Patrick C. Lee, University of Toronto
Biography
Dr. Lee is an Associate Professor in the Department of Mechanical and Industrial Engineering at the University of Toronto. He earned his B.Sc. in Mechanical Engineering from the University of British Columbia, followed by an M.A.Sc. and Ph.D. in Mechanical Engineering from the University of Toronto in 2001 and 2006, respectively. He then completed postdoctoral research in the Department of Chemical Engineering and Materials Science at the University of Minnesota.
In 2008, Dr. Lee began his professional career at The Dow Chemical Company as a Research Scientist and Project Leader within their R&D organization. In 2014, he joined the Department of Mechanical Engineering at the University of Vermont as an Assistant Professor, where he established an independent research program focused on lightweight and smart composite structures.

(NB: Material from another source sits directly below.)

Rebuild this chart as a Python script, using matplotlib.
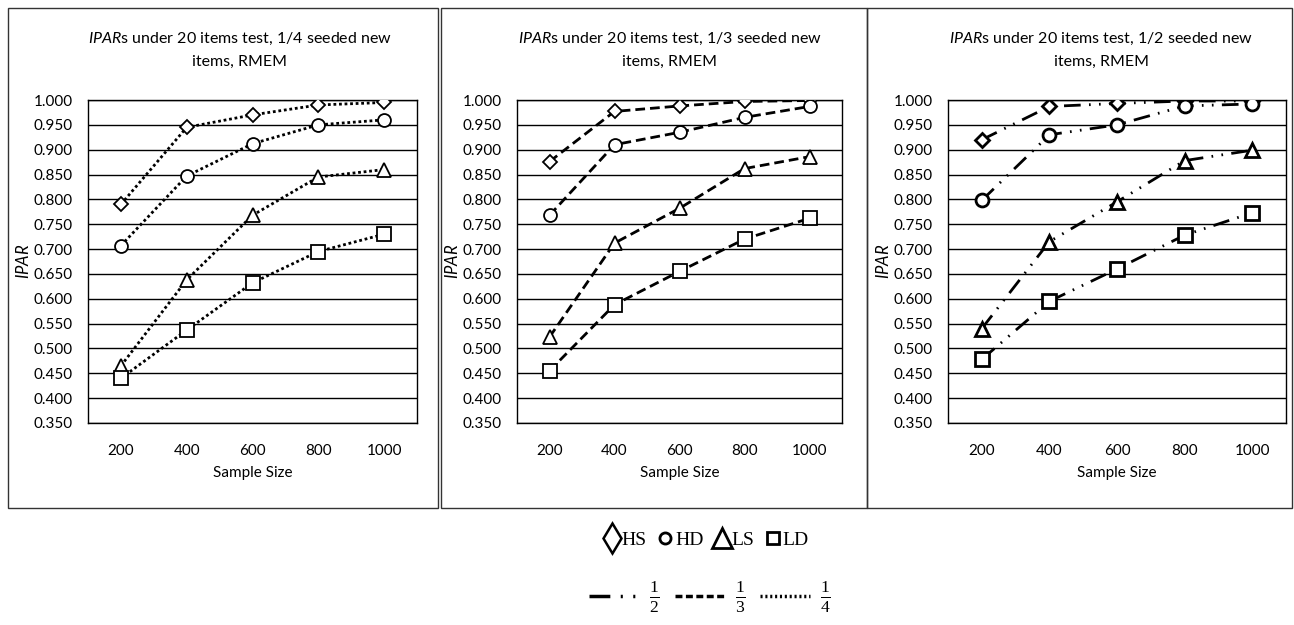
import numpy as np
import matplotlib
matplotlib.use("Agg")
import matplotlib.pyplot as plt
from matplotlib.lines import Line2D
from matplotlib.patches import Rectangle

plt.rcParams['font.family'] = ['Lato', 'DejaVu Sans']
plt.rcParams['mathtext.fontset'] = 'custom'
plt.rcParams['mathtext.it'] = 'Lato:italic'
plt.rcParams['mathtext.rm'] = 'Liberation Serif'

sizes = ['200', '400', '600', '800', '1000']
groups = ['HS', 'HD', 'LS', 'LD']
fractions = ['1/4', '1/3', '1/2']

# IPAR values, one dict per panel
ipar_quarter = {
    'HS': [0.790, 0.945, 0.970, 0.990, 0.995],
    'HD': [0.707, 0.847, 0.912, 0.950, 0.960],
    'LS': [0.465, 0.638, 0.768, 0.845, 0.860],
    'LD': [0.440, 0.537, 0.632, 0.695, 0.730],
}
ipar_third = {
    'HS': [0.876, 0.977, 0.988, 0.997, 0.999],
    'HD': [0.768, 0.910, 0.935, 0.965, 0.987],
    'LS': [0.523, 0.712, 0.782, 0.862, 0.886],
    'LD': [0.455, 0.588, 0.655, 0.720, 0.762],
}
ipar_half = {
    'HS': [0.920, 0.987, 0.993, 0.998, 0.998],
    'HD': [0.798, 0.930, 0.950, 0.988, 0.992],
    'LS': [0.540, 0.715, 0.795, 0.878, 0.899],
    'LD': [0.478, 0.595, 0.660, 0.728, 0.773],
}
panel_data = [ipar_quarter, ipar_third, ipar_half]

markers = {'HS': 'D', 'HD': 'o', 'LS': '^', 'LD': 's'}
msizes = {'HS': 7.2, 'HD': 9.3, 'LS': 9.5, 'LD': 9.5}
styles = [(0, (1, 1)), (0, (3.5, 1.8)), (0, (6, 3, 0.6, 3, 0.6, 3))]
mews = [1.3, 1.3, 2.0]

W, H = 1294, 625
fig = plt.figure(figsize=(W / 100, H / 100), dpi=100)

# pixel boxes: (frame left, frame right, axes left, axes right, title centre)
boxes = [(8, 438, 88, 417, 240), (441, 867, 517, 842, 670), (867, 1292, 948, 1286, 1101)]
ax_top, ax_bot = 100, 423

for i, (fl, fr, al, ar, tc) in enumerate(boxes):
    fig.patches.append(Rectangle((fl / W, 1 - 508 / H), (fr - fl) / W, 500 / H,
                                 transform=fig.transFigure, fill=False,
                                 edgecolor='#333333', lw=1.0))
    ax = fig.add_axes([al / W, 1 - ax_bot / H, (ar - al) / W, (ax_bot - ax_top) / H])
    x = np.arange(len(sizes))
    for g in groups:
        ax.plot(x, panel_data[i][g], linestyle=styles[i], color='black', lw=2,
                marker=markers[g], markersize=msizes[g], markerfacecolor='white',
                markeredgecolor='black', markeredgewidth=mews[i], zorder=3)
    ax.set_xlim(-0.5, len(sizes) - 0.5)
    ax.set_ylim(0.35, 1.0)
    ax.set_yticks(np.arange(0.35, 1.0001, 0.05))
    ax.set_yticklabels([f'{v:.3f}' for v in np.arange(0.35, 1.0001, 0.05)])
    ax.set_xticks(x)
    ax.set_xticklabels(sizes)
    ax.tick_params(axis='both', length=0, labelsize=11)
    ax.tick_params(axis='y', pad=11)
    ax.tick_params(axis='x', pad=15)
    ax.yaxis.grid(True, color='black', lw=1)
    ax.set_axisbelow(True)
    for s in ax.spines.values():
        s.set_color('black')
        s.set_linewidth(1)
    ax.set_xlabel('Sample Size', fontsize=11, labelpad=6)
    ax.set_ylabel('$\\it{IPAR}$', fontsize=12, labelpad=1)
    tx = (tc - al) / (ar - al)
    ax.text(tx, 1 + 50 / (ax_bot - ax_top),
            f'$\\it{{IPAR}}$s under 20 items test, {fractions[i]} seeded new\nitems, RMEM',
            transform=ax.transAxes, ha='center', va='center', fontsize=11.5,
            linespacing=1.7)

# legend: marker row
mk_handles = [Line2D([], [], linestyle='none', marker='d', markersize=15,
                     markerfacecolor='white', markeredgecolor='black', markeredgewidth=1.8),
              Line2D([], [], linestyle='none', marker='o', markersize=8,
                     markerfacecolor='white', markeredgecolor='black', markeredgewidth=2),
              Line2D([], [], linestyle='none', marker='^', markersize=14,
                     markerfacecolor='white', markeredgecolor='black', markeredgewidth=2),
              Line2D([], [], linestyle='none', marker='s', markersize=8,
                     markerfacecolor='white', markeredgecolor='black', markeredgewidth=2)]
fig.legend(mk_handles, groups, loc='center', bbox_to_anchor=(706 / W, 1 - 540 / H),
           ncol=4, frameon=False, handlelength=0.9, handletextpad=0.05, columnspacing=0.5,
           prop={'family': 'Liberation Serif', 'size': 14})

ln_handles = [Line2D([], [], color='black', lw=2.5, linestyle=styles[2]),
              Line2D([], [], color='black', lw=2.5, linestyle=(0, (2, 1))),
              Line2D([], [], color='black', lw=2.5, linestyle=(0, (0.6, 0.8)))]
ln_labels = ['$\\frac{1}{2}$', '$\\frac{1}{3}$', '$\\frac{1}{4}$']
fig.legend(ln_handles, ln_labels, loc='center', bbox_to_anchor=(710 / W, 1 - 597 / H),
           ncol=3, frameon=False, handlelength=2.0, handletextpad=0.4, columnspacing=0.6,
           prop={'size': 18})

fig.savefig('out.png', dpi=100)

He returned to the University of Toronto in July 2018 to join the Department of Mechanical and Industrial Engineering.
Dr. Lee’s research specializes in polymer processing and characterization, with a particular focus on processing–structure–property relationships in hybrid nanocomposites and polymer foams. He has published 119 journal papers, over 160 refereed conference abstracts/papers, six book chapters, and holds 32 filed or issued patent applications. He serves as Principal Investigator or Co-Investigator on numerous nationally and internationally funded research projects supported by government agencies and industry partners.

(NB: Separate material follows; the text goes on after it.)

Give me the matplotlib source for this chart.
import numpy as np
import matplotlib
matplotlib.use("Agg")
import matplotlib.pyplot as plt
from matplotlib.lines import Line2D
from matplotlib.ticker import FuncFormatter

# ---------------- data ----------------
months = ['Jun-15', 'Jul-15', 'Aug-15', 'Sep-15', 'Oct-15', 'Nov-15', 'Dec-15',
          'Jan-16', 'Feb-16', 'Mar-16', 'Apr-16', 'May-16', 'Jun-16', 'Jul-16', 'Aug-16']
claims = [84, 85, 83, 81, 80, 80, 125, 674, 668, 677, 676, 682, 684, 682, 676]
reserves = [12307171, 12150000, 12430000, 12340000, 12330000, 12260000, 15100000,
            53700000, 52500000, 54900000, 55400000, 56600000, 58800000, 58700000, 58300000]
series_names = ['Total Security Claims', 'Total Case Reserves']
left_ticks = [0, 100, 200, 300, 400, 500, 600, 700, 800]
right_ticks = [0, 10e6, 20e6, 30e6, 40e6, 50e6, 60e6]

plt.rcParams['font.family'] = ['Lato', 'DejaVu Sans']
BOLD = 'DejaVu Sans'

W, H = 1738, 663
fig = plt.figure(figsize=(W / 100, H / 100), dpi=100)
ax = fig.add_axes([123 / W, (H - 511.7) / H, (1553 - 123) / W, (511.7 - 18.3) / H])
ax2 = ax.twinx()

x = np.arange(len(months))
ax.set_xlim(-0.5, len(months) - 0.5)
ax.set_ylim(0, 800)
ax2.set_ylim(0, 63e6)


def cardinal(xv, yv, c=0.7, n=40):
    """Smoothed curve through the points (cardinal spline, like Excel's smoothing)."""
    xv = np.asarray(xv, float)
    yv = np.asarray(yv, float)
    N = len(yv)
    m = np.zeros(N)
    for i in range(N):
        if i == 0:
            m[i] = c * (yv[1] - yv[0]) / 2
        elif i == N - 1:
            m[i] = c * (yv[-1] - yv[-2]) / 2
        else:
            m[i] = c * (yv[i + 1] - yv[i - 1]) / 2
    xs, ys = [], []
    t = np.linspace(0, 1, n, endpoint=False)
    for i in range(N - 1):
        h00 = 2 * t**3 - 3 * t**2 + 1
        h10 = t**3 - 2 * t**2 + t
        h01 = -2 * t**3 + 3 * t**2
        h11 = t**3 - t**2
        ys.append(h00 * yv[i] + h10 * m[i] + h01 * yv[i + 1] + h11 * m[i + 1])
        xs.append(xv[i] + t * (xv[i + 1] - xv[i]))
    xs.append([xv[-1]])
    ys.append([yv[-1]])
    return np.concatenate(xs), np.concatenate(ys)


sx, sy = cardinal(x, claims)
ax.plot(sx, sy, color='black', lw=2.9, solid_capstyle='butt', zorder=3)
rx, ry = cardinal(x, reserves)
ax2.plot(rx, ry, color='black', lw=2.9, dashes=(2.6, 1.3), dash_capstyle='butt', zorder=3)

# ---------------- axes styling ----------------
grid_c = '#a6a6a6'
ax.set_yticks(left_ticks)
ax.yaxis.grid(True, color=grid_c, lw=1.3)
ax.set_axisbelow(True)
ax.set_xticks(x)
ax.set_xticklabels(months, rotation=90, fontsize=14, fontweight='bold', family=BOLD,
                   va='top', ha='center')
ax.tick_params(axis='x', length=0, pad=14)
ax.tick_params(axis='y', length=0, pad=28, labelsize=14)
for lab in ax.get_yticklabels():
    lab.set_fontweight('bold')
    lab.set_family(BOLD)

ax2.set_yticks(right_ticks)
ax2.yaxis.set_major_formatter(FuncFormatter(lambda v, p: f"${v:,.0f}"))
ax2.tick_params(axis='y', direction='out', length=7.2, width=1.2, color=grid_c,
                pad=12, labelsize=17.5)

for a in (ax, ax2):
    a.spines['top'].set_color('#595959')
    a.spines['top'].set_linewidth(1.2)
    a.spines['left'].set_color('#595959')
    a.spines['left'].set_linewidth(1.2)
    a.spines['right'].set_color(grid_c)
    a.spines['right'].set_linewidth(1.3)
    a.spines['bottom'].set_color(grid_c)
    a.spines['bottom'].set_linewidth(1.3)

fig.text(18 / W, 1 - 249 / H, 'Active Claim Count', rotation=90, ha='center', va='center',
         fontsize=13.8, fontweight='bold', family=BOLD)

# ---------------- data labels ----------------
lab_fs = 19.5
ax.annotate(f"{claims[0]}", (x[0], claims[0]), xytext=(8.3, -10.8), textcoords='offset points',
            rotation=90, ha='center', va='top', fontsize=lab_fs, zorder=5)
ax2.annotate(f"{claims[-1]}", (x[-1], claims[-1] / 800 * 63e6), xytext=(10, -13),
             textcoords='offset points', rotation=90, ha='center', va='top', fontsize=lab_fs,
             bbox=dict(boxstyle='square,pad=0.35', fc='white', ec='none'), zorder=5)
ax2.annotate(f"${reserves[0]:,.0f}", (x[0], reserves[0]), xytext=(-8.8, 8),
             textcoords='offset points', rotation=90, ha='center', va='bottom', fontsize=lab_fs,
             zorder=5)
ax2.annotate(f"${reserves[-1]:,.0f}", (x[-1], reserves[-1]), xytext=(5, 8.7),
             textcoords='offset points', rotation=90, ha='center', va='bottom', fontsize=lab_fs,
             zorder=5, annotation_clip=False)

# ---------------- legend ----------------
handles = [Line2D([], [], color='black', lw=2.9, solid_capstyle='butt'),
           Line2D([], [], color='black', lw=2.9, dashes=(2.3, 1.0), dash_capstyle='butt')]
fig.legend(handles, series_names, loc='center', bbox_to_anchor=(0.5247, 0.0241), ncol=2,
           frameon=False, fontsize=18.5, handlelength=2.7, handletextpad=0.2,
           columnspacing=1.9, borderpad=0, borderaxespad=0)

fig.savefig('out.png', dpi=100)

His contributions have been recognized through several prestigious honors, including his election as a Fellow of the Canadian Society for Mechanical Engineering (CSME) in 2024. He is also the recipient of the G.H. Duggan Medal from CSME (2020), the AKCSE Early Achievement Award (2019), the NSF CAREER Award (2018), the PPS Morand Lambla Award (2018), the Hanwha Advanced Materials Non-Tenured Faculty Award (2017), and three Best Paper Awards from the Society of Plastics Engineers (2005, two in 2011).
Title: Bio-inspired Hybrid Composites via Micro-structuring
Abstract
Most new polymeric products contain two or more polymers and/or functional additives resulting in desired properties contributed from each component. Recently, our group is focusing on creating hierarchically structured hybrid composites to tune the material properties. In this presentation, an approach will be presented to develop synergy-induced hierarchically structured Polypropylene (PP)-based hybrid composites, reinforced with Graphene Nanoplatelets (GnP) and Glass Fibers (GF) or Halloysite Nanotube (HNT) and GF, capable of achieving advanced properties and functionalities. These advanced multifunctional hybrid composites can be tailored for a variety of high-performance applications by exploiting the mechanisms governing the synergistic effect. In this hierarchical system, the GnPs or HNTs (i.e., nano-sized filler) are chemically and electrostatically attached to the GFs (i.e., micro-sized filler), favoring load transfer at the interface, while simultaneously enhancing the crystalline microstructure of the PP matrix. Furthermore, the volume exclusion effect induced by the GFs, promotes the formation of GnP-based conductive networks. Strategically controlling the reinforcement concentrations has been proven to directly influence the magnitude of these mechanisms, effectively enhancing the synergistic effect, thereby allowing the mechanical, electrical, and thermal conductive properties of these advanced hybrid composites to be tailored based on their application.